🤖 AI Summary
Existing phenotypic concept recognition methods rely heavily on ontology-specific supervised training, exhibiting poor generalizability across diverse clinical texts and dynamically evolving biomedical terminology. To address this, we propose a three-stage ontology-agnostic prompting framework: (1) rule- and neural model–integrated entity mention extraction; (2) SapBERT-driven candidate retrieval; and (3) large language model–guided entity linking. Our approach eliminates strong dependencies on manually annotated data and ontology schemata, significantly enhancing transferability across heterogeneous text genres, ontologies, and emerging terms. Evaluated on four benchmark datasets, it achieves state-of-the-art performance at both mention-level and document-level metrics. The core innovation lies in the first integration of lightweight prompt engineering with domain-adapted retrieval, enabling robust, low-dependency phenotypic concept recognition without ontology customization or extensive labeled resources.
📝 Abstract
Phenotype concept recognition (CR) is a fundamental task in biomedical text mining, enabling applications such as clinical diagnostics and knowledge graph construction.
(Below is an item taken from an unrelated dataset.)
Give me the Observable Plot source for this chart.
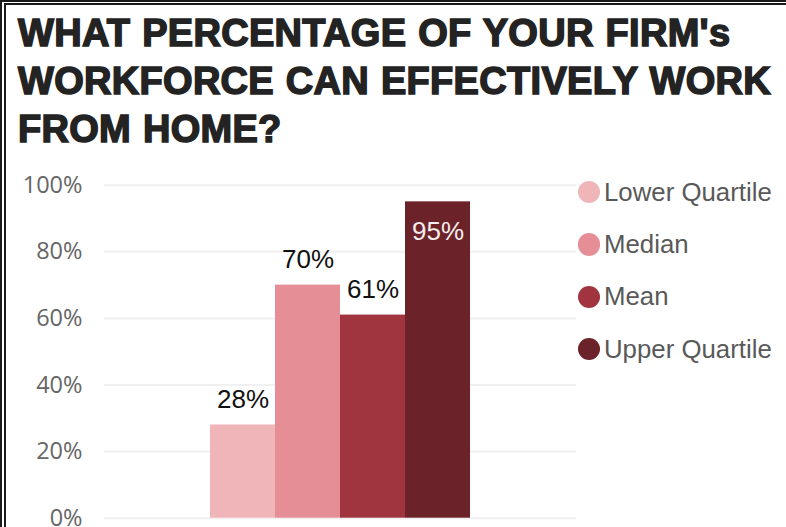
<!DOCTYPE html>
<html>
<head>
<meta charset="utf-8">
<script src="https://cdn.jsdelivr.net/npm/d3@7"></script>
<script src="https://cdn.jsdelivr.net/npm/@observablehq/plot@0.6"></script>
<style>
  html, body { margin: 0; padding: 0; background: #fff; }
  body { width: 786px; height: 527px; overflow: hidden; position: relative; }
  #frame { position: absolute; left: 0; top: 0; width: 800px; height: 540px;
    border-top: 5px double #1a1a1a; border-left: 6px double #1a1a1a; box-sizing: border-box; }
  #title { position: absolute; left: 18px; top: 8.6px; margin: 0;
    font-family: "Liberation Sans", Arial, sans-serif; font-weight: 700; font-size: 38px;
    line-height: 48px; color: #232323; -webkit-text-stroke: 1.5px #232323; letter-spacing: 0.3px; word-spacing: 1px; white-space: nowrap; }
  #chart { position: absolute; left: 0; top: 150px; }
  #legend { position: absolute; left: 0; top: 0; }
  .row { position: absolute; left: 578px; height: 30px; display: flex; align-items: center;
    font-family: "Liberation Sans", Arial, sans-serif; font-size: 25.8px; color: #595959; white-space: nowrap; }
  .dot { width: 22.4px; height: 22.4px; border-radius: 50%; margin-right: 3.6px; flex: none; }
</style>
</head>
<body>
<div id="frame"></div>
<div id="title">WHAT PERCENTAGE OF YOUR FIRM's<br>WORKFORCE CAN EFFECTIVELY WORK<br>FROM HOME?</div>
<div id="chart"></div>
<div id="legend"></div>
<script>
const categories = ["Lower Quartile", "Median", "Mean", "Upper Quartile"];
const values = [28, 70, 61, 95];
const colors = ["#efb5b9", "#e68e96", "#a0343f", "#6b2228"];
const yTicks = [0, 20, 40, 60, 80, 100];

const data = categories.map((c, i) => ({cat: c, value: values[i]}));

const plot = Plot.plot({
  width: 786,
  height: 377,
  marginTop: 34.7,
  marginBottom: 9.3,
  marginLeft: 104,
  marginRight: 210,
  x: {domain: categories, paddingInner: 0, paddingOuter: 1.58, axis: null},
  y: {domain: [0, 100], label: null},
  color: {domain: categories, range: colors},
  marks: [
    Plot.gridY(yTicks, {stroke: "#f0f0f0", strokeOpacity: 1, strokeWidth: 2}),
    Plot.axisY(yTicks, {tickSize: 0, tickPadding: 22, tickFormat: d => d + "%", label: null,
      fontSize: 23.5, fill: "#666", fontFamily: "'Open Sans', sans-serif"}),
    Plot.barY(data, {x: "cat", y: "value", fill: "cat"}),
    Plot.text(data.filter(d => d.value < 90), {x: "cat", y: "value", text: d => d.value + "%",
      dy: -25.3, fontSize: 26, fill: "#111", fontFamily: "'Liberation Sans', Arial, sans-serif"}),
    Plot.text(data.filter(d => d.value >= 90), {x: "cat", y: "value", text: d => d.value + "%",
      dy: 29.7, fontSize: 26, fill: "#f6eded", fontFamily: "'Liberation Sans', Arial, sans-serif"})
  ]
});
plot.style.overflow = "visible";
document.getElementById("chart").appendChild(plot);

const legend = document.getElementById("legend");
const rowCenters = [192.3, 244.6, 296.8, 349];
categories.forEach((c, i) => {
  const row = document.createElement("div");
  row.className = "row";
  row.style.top = (rowCenters[i] - 15) + "px";
  const dot = document.createElement("span");
  dot.className = "dot";
  dot.style.background = plot.scale("color").apply(c);
  const label = document.createElement("span");
  label.textContent = c;
  row.appendChild(dot);
  row.appendChild(label);
  legend.appendChild(row);
});
</script>
</body>
</html>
However, existing methods often require ontology-specific training and struggle to generalize across diverse text types and evolving biomedical terminology. We present AutoPCR, a prompt-based phenotype CR method that does not require ontology-specific training. AutoPCR performs CR in three stages: entity extraction using a hybrid of rule-based and neural tagging strategies, candidate retrieval via SapBERT, and entity linking through prompting a large language model. Experiments on four benchmark datasets show that AutoPCR achieves the best average and most robust performance across both mention-level and document-level evaluations, surpassing prior state-of-the-art methods. Further ablation and transfer studies demonstrate its inductive capability and generalizability to new ontologies.